A subsidy is a grant or monetary gift given by a private person or entity (often a government) to another private person or entity, as financial assistance or to help launch an enterprise. Critics of government interventions in free markets often use a wider definition, arguing that whole industries have come to rely on subsidies without accepting that label; these critics consider any form of production subsidized if it does not bear the full costs of its operation, be it due to acquiescence or support by the state. Supporters of subsidies often justify their use as intended for some socially beneficial purpose, although economists point out that subsidies may often have socially detrimental effects.
Examples of subsidies include welfare, farm subsidies, and certain aspects of student loans.
A subsidy normally exemplifies the opposite of a tax, but can also be given using a reduction of the tax burden. These kinds of subsidy are generally called tax expenditures.

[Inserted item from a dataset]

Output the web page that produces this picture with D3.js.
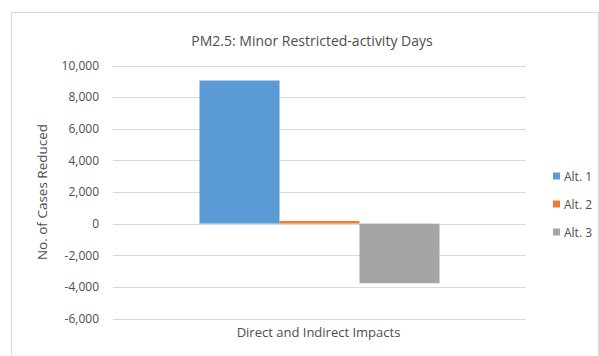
<!DOCTYPE html>
<html>
<head>
<meta charset="utf-8">
<script src="https://cdn.jsdelivr.net/npm/d3@7"></script>
<style>
  html, body { margin: 0; padding: 0; background: #fff; }
  svg { display: block; font-family: "Open Sans", "Liberation Sans", sans-serif; }
</style>
</head>
<body>
<svg id="chart" width="599" height="356"></svg>
<script>
// Chart data
const categories = ["Direct and Indirect Impacts"];
const seriesNames = ["Alt. 1", "Alt. 2", "Alt. 3"];
const seriesValues = [9050, 170, -3770];
const seriesColors = ["#5b9bd5", "#ed7d31", "#a5a5a5"];
const yTicks = [-6000, -4000, -2000, 0, 2000, 4000, 6000, 8000, 10000];
const titleText = "PM2.5: Minor Restricted-activity Days";
const yAxisTitle = "No. of Cases Reduced";

const svg = d3.select("#chart");
const W = 599, H = 356;
const textColor = "#4d4d4d";

// Outer chart frame
svg.append("rect")
  .attr("x", 11.5).attr("y", 12.5)
  .attr("width", W - 12).attr("height", H - 12)
  .attr("fill", "#fff").attr("stroke", "#d9d9d9").attr("stroke-width", 1);

const plot = { left: 113, right: 526, top: 65.5, bottom: 318.5 };

const y = d3.scaleLinear().domain([-6000, 10000]).range([plot.bottom, plot.top]);
const x0 = d3.scaleBand().domain(categories).range([plot.left, plot.right]).paddingInner(0).paddingOuter(0);
// Cluster width: three bars with a gap on each side of the group
const groupFrac = 240 / 413;
const x1 = d3.scaleBand().domain(seriesNames)
  .range([0, x0.bandwidth() * groupFrac]);
const groupOffset = (x0.bandwidth() * (1 - groupFrac)) / 2;

// Gridlines
svg.append("g")
  .selectAll("line")
  .data(yTicks)
  .join("line")
  .attr("x1", plot.left).attr("x2", plot.right)
  .attr("y1", d => Math.round(y(d)) + 0.5).attr("y2", d => Math.round(y(d)) + 0.5)
  .attr("stroke", "#d9d9d9").attr("stroke-width", 1);

// Y axis tick labels (plain hyphen for negatives)
const fmt = d3.format(",");
const yAxis = d3.axisLeft(y).tickValues(yTicks).tickSize(0).tickPadding(0)
  .tickFormat(d => fmt(d).replace("\u2212", "-"));
const gy = svg.append("g").attr("transform", `translate(${plot.left - 14},0)`).call(yAxis);
gy.select(".domain").remove();
gy.selectAll("text")
  .attr("fill", textColor)
  .style("font-family", "'Open Sans', 'Liberation Sans', sans-serif")
  .style("font-size", "12px");

// Bars
svg.append("g")
  .selectAll("rect")
  .data(seriesNames.map((n, i) => ({ name: n, value: seriesValues[i], color: seriesColors[i], cat: categories[0] })))
  .join("rect")
  .attr("x", d => x0(d.cat) + groupOffset + x1(d.name))
  .attr("width", x1.bandwidth())
  .attr("y", d => y(Math.max(0, d.value)))
  .attr("height", d => Math.abs(y(d.value) - y(0)))
  .attr("fill", d => d.color);

// Category label
svg.append("text")
  .attr("x", x0(categories[0]) + x0.bandwidth() / 2 - 1)
  .attr("y", 337)
  .attr("text-anchor", "middle")
  .attr("fill", textColor)
  .style("font-size", "13px")
  .text(categories[0]);

// Title
svg.append("text")
  .attr("x", 312).attr("y", 46)
  .attr("text-anchor", "middle")
  .attr("fill", textColor)
  .style("font-size", "14px")
  .text(titleText);

// Y axis title
svg.append("text")
  .attr("transform", `translate(47,${192}) rotate(-90)`)
  .attr("text-anchor", "middle")
  .attr("fill", textColor)
  .style("font-size", "13.5px")
  .text(yAxisTitle);

// Legend
const legend = svg.append("g");
const legendY = [176, 204, 232];
seriesNames.forEach((n, i) => {
  legend.append("rect")
    .attr("x", 553).attr("y", legendY[i] - 3.5)
    .attr("width", 7).attr("height", 7)
    .attr("fill", seriesColors[i]);
  legend.append("text")
    .attr("x", 564).attr("y", legendY[i] + 4.5)
    .attr("fill", textColor)
    .style("font-size", "12px")
    .text(n);
});
</script>
</body>
</html>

2. Discuss how a tariff on imported goods makes the import more expensive and supports a higher level of sales for domestic production of the same good.
A tariff is a tax collected on goods entering a country. As this tax is passed on to consumers the price of the good in question is higher than it would have been without the tariff. The price of the domestically produced good is relatively less expensive resulting in a higher level of sales. Tariffs are often used to “protect” domestic producers from foreign competition. In relation to the article, The U.S. and European Union want developing nations to lower their trade barriers which would make U.S. goods and services less expensive and improve sales from the U.S. to the other countries.